Lost in the Galleries
I had an almost wonderful visit to the Brooklyn Museum yesterday. The weather was gorgeously sunny and mild and the museum was nearly empty, so I was free to wander, uninterrupted, and get a bit lost before I reached the exhibition I’d gone to see, “Playing House,” brooklynmuseum.org. This is part of a new project, in which curators invited contemporary artists to install site-specific works in several of the museum’s period rooms, in order to better engage visitors with those rooms. This seemed like an exciting idea, though one with potentially great pitfalls. Hidden away in a stale, dark corner on the museum’s fourth floor, the period rooms, as beautiful and unique as they are, do not exactly beckon a visitor. And the fact that they’re sealed off and untouchable is understandable from a preservationist’s point of view, but is also precisely what makes them hard to engage with. A room is meant to be moved and lived in, so the idea of activity in these quiet spaces was intriguing. On the other hand, it was easy to picture the new artists burdening the rooms with objects or ideas that somehow spoiled, rather than enhancing, the sense of place.
Interestingly, the project really seemed to work. Its best incarnation was in the Worsham-Rockefeller Moorish smoking room, from the 1860s, where Anne Chu had created a huge centerpiece vase filled with a great spray of flowers (all made of synthetic materials) on a small central table, and an approximately life-size fabric-and-wire vulture that she posed on the rug nearby. The bright colors and deliberately unrefined construction of these were slightly out of place in this muted, sumptuously patterned room, but not jarringly so. Reflecting both the sense of ornament and the drive for scientific collection and categorization that inspired the Victorians’ love of dried flowers, stuffed birds and countless other objects that overwhelmed their homes, the installed objects were also roughly as foreign to their new environment as the original Islamic-influenced motifs in that room would have been to the wealthy Fifth Avenue families who lounged amongst them. Together, the room and its new installation put past and present into what the museum, in wall labels and brochures describing the many similar pairings of old and new objects throughout its galleries, rightly calls a dialogue. In the case of the period rooms, even the less successful installations felt like an instructive art-history class, where learning about two specific works of art and the times and cultures they’re from was also an opportunity to take a broader critical view of how art works upon us, aesthetically, psychologically, philosophically.
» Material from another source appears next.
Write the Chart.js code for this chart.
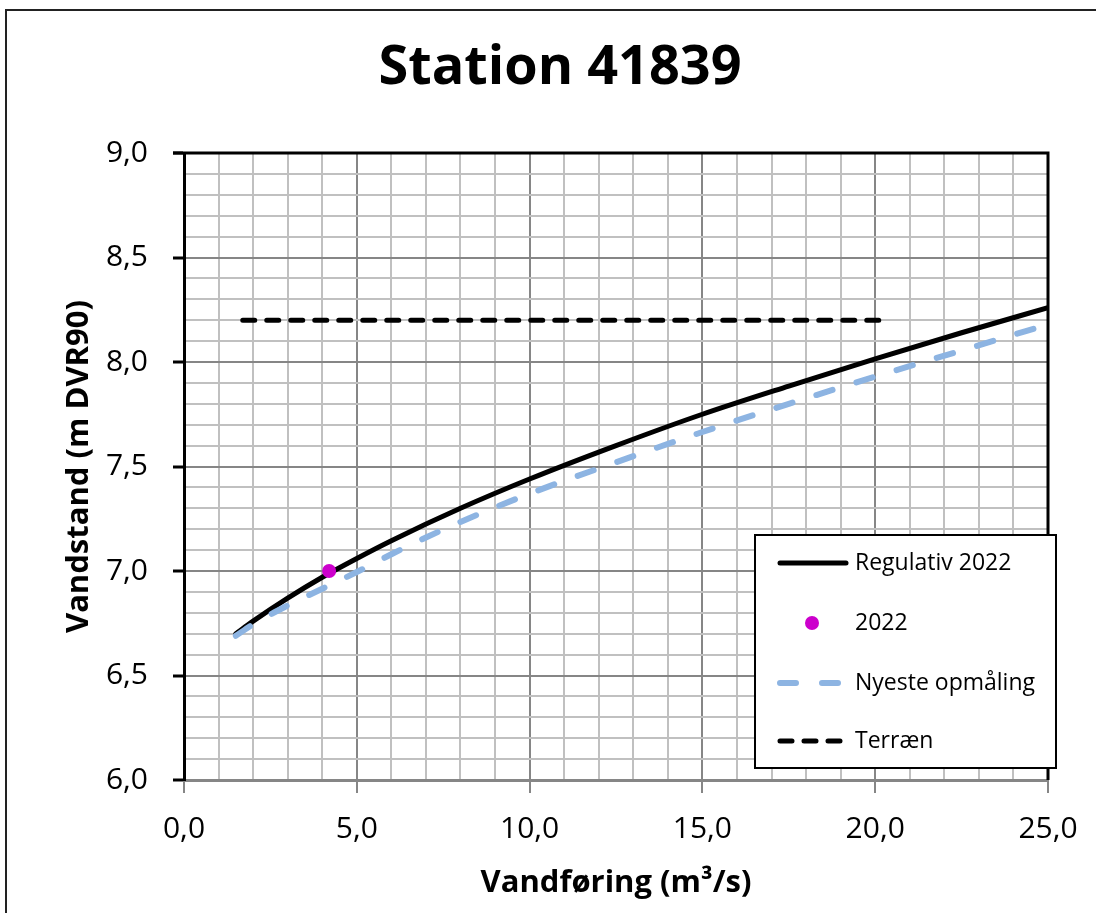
<!DOCTYPE html>
<html>
<head>
<meta charset="utf-8">
<title>Station 41839</title>
<script src="https://cdn.jsdelivr.net/npm/chart.js@4/dist/chart.umd.min.js"></script>
<style>
    html, body { margin: 0; padding: 0; background: #fff; }
    #wrap { width: 1096px; height: 913px; }
</style>
</head>
<body>
<div id="wrap"><canvas id="chart" width="1096" height="913"></canvas></div>
<script>
// Regulativ 2022 (Q in m3/s, H in m DVR90)
const regQ = [1.5, 2, 3, 4, 5, 6, 8, 10, 12.5, 15, 17.5, 20, 22.5, 25];
const regH = [6.70, 6.76, 6.87, 6.97, 7.06, 7.145, 7.30, 7.44, 7.60, 7.75, 7.885, 8.015, 8.14, 8.26];

// 2022 measurement
const maalQ = [4.2];
const maalH = [7.0];

// Nyeste opmaaling
const nyQ = [1.5, 2, 3, 4, 5, 6, 7, 8, 10, 12.5, 15, 17.5, 20, 22.5, 24.8];
const nyH = [6.69, 6.745, 6.835, 6.915, 6.995, 7.08, 7.16, 7.235, 7.37, 7.52, 7.665, 7.80, 7.93, 8.055, 8.17];

// Terraen
const terQ = [1.7, 20.3];
const terH = [8.2, 8.2];

const seriesLabels = ['Regulativ 2022', '2022', 'Nyeste opmåling', 'Terræn'];
const chartTitle = 'Station 41839';
const xTitle = 'Vandføring (m³/s)';
const yTitle = 'Vandstand (m DVR90)';

const FONT = "'Open Sans', 'Noto Sans', sans-serif";

function toPoints(xs, ys) {
    return xs.map((x, i) => ({ x: x, y: ys[i] }));
}

function fmt(v) {
    return v.toFixed(1).replace('.', ',');
}

const isMajorY = v => Math.abs(v * 2 - Math.round(v * 2)) < 1e-6;
const isMajorX = v => Math.abs(v / 5 - Math.round(v / 5)) < 1e-6;

// frame, title, plot borders and the boxed legend
const decorPlugin = {
    id: 'decor',
    beforeDraw(chart) {
        const ctx = chart.ctx;
        ctx.save();
        ctx.fillStyle = '#fff';
        ctx.fillRect(0, 0, chart.width, chart.height);
        ctx.strokeStyle = '#222';
        ctx.lineWidth = 2;
        ctx.strokeRect(6, 10, chart.width + 20, chart.height + 20);

        ctx.fillStyle = '#000';
        ctx.font = "bold 54px " + FONT;
        ctx.textAlign = 'center';
        ctx.textBaseline = 'middle';
        ctx.fillText(chartTitle, 560, 69);
        ctx.restore();
    },
    beforeDatasetsDraw(chart) {
        const ctx = chart.ctx;
        const a = chart.chartArea;
        ctx.save();
        ctx.strokeStyle = '#000';
        ctx.lineWidth = 3;
        ctx.beginPath();
        ctx.moveTo(a.left - 11, a.top);
        ctx.lineTo(a.right, a.top);
        ctx.lineTo(a.right, a.bottom);
        ctx.stroke();
        ctx.restore();
    },
    afterDatasetsDraw(chart) {
        const ctx = chart.ctx;
        const box = { x: 755, y: 535, w: 301, h: 233 };
        ctx.save();
        ctx.fillStyle = '#fff';
        ctx.fillRect(box.x, box.y, box.w, box.h);
        ctx.strokeStyle = '#000';
        ctx.lineWidth = 2;
        ctx.strokeRect(box.x, box.y, box.w, box.h);

        const rowY = [563, 623, 683, 741];
        ctx.font = "23px " + FONT;
        ctx.textBaseline = 'middle';
        ctx.textAlign = 'left';
        chart.data.datasets.forEach((ds, i) => {
            const y = rowY[i];
            if (ds.showLine) {
                ctx.beginPath();
                ctx.strokeStyle = ds.borderColor;
                ctx.lineWidth = ds.borderWidth;
                ctx.lineCap = ds.borderCapStyle || 'butt';
                ctx.setLineDash(ds.legendDash || ds.borderDash || []);
                ctx.moveTo(ds.legendStart || 780, y);
                ctx.lineTo(ds.legendEnd || 846, y);
                ctx.stroke();
                ctx.setLineDash([]);
            } else {
                ctx.beginPath();
                ctx.fillStyle = ds.pointBackgroundColor;
                ctx.arc(812, y, ds.pointRadius, 0, Math.PI * 2);
                ctx.fill();
            }
            ctx.fillStyle = '#000';
            ctx.fillText(ds.label, 855, y);
        });
        ctx.restore();
    }
};

const ctx = document.getElementById('chart').getContext('2d');

new Chart(ctx, {
    type: 'scatter',
    data: {
        datasets: [
            {
                label: seriesLabels[0],
                data: toPoints(regQ, regH),
                showLine: true,
                borderColor: '#000',
                borderWidth: 5,
                borderCapStyle: 'round',
                pointRadius: 0,
                cubicInterpolationMode: 'monotone',
                order: 2
            },
            {
                label: seriesLabels[1],
                data: toPoints(maalQ, maalH),
                showLine: false,
                pointRadius: 7,
                pointBackgroundColor: '#CC00CC',
                pointBorderColor: '#CC00CC',
                pointBorderWidth: 0,
                order: 0
            },
            {
                label: seriesLabels[2],
                data: toPoints(nyQ, nyH),
                showLine: true,
                borderColor: '#8DB4E2',
                borderWidth: 6,
                borderCapStyle: 'round',
                borderDash: [17, 25],
                legendDash: [16, 26],
                legendStart: 780,
                legendEnd: 842,
                pointRadius: 0,
                cubicInterpolationMode: 'monotone',
                order: 1
            },
            {
                label: seriesLabels[3],
                data: toPoints(terQ, terH),
                showLine: true,
                borderColor: '#000',
                borderWidth: 5,
                borderCapStyle: 'round',
                borderDash: [12, 12],
                legendStart: 780,
                legendEnd: 840,
                pointRadius: 0,
                order: 3
            }
        ]
    },
    options: {
        responsive: false,
        animation: false,
        layout: {
            padding: { top: 153, right: 48, left: 0, bottom: 0 }
        },
        plugins: {
            legend: { display: false },
            title: { display: false },
            tooltip: { enabled: false }
        },
        scales: {
            x: {
                type: 'linear',
                min: 0,
                max: 25,
                afterFit: scale => { scale.height = 133; },
                border: { color: '#868686', width: 3 },
                grid: {
                    color: c => isMajorX(c.tick.value) ? '#868686' : '#C0C0C0',
                    lineWidth: 2,
                    drawTicks: true,
                    tickLength: 13,
                    tickColor: c => isMajorX(c.tick.value) ? '#868686' : 'rgba(0,0,0,0)',
                    tickWidth: 2
                },
                ticks: {
                    stepSize: 1,
                    autoSkip: false,
                    maxRotation: 0,
                    padding: 18,
                    color: '#000',
                    font: { family: FONT, size: 30 },
                    callback: v => isMajorX(v) ? fmt(v) : ''
                },
                title: {
                    display: true,
                    text: xTitle,
                    color: '#000',
                    font: { family: FONT, size: 31, weight: 'bold' },
                    padding: { top: 0, bottom: 11 }
                }
            },
            y: {
                type: 'linear',
                min: 6,
                max: 9,
                afterFit: scale => { scale.width = 184; },
                border: { color: '#000', width: 3 },
                grid: {
                    color: c => isMajorY(c.tick.value) ? '#868686' : '#C0C0C0',
                    lineWidth: 2,
                    drawTicks: true,
                    tickLength: 11,
                    tickColor: c => isMajorY(c.tick.value) ? '#000' : 'rgba(0,0,0,0)',
                    tickWidth: 3
                },
                ticks: {
                    stepSize: 0.1,
                    autoSkip: false,
                    padding: 25,
                    color: '#000',
                    font: { family: FONT, size: 30 },
                    callback: v => isMajorY(v) ? fmt(v) : ''
                },
                title: {
                    display: true,
                    text: yTitle,
                    color: '#000',
                    font: { family: FONT, size: 31, weight: 'bold' },
                    padding: { top: 61, bottom: 0 }
                }
            }
        }
    },
    plugins: [decorPlugin]
});
</script>
</body>
</html>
But art-history lessons can also go awry. In the Beaux-Arts Court on the third floor, a fine collection of European paintings that includes the juxtaposition of a small William Adolphe Bouguereau (The Elder Sister, 1864), hung high on the wall, with a slightly larger Manet (Young Girl on a Bench, 1880) just below it. At first, a viewer might begin to think about the beauty of high finish (Bouguereau, considered by some the consummate painter of flesh) versus the pleasures of sketchiness (Manet, whose subject’s gaze is all the more intense for the fact that her eyes are essentially two black dots). One could enjoy the way the deep, somber colors of the Bouguereau and the lighter and less saturated colors of the Manet help to create different moods, or the relatively similar sense of sweetness and innocence that emanates from both of the young girls pictured. Exploring further, one might consider that the “older” work, the Bouguereau, is in fact only sixteen years older than the Manet. While at first glance, the one seems purely classical and the other is in many senses modern (if not necessarily modernist), both are designed on classical geometrical principles of composition. The coloring in the Bouguereau is more akin to later works by Sargent (say, The Wyndham Sisters, with the two children’s pink lips, cheeks, ears and fingertips), than it is to his classically influenced predecessors (David, for example). Neither of these two paintings is its painter’s greatest work, but both are nevertheless valuable examples of work by great painters, and well worth a long look.
But the wall labels next to the two paintings would have us understand things differently. To the museum, Bouguereau was “an academic painter who achieved great success in the Paris Salon [and….] later turned to genre scenes such as this [one … which] evokes the Madonna and Child [… His] works appealed to a middle-class clientele that cherished Christian and domestic values.” Note the past tense of “appealed” and the damning uses of “middle-class,” “Christian,” and “domestic”—after this, anyone who might have been interested in the painting would be embarrassed to admit it. The label next to the Manet, though, explains that while this painting also “incorporates Christian imagery” (the girl’s hat is likened to a halo), “unlike The Elder Sister, whose minute brushstrokes and highly polished surface exemplify the traditional style of painting taught at the French academy, Young Girl on a Bench masterfully compels the viewer to consider the painter’s process through its thickly applied, gestural brushstrokes.” If it wasn’t already clear from the Bouguereau label, we now know definitively that Bouguereau is merely traditional, while Manet is masterful.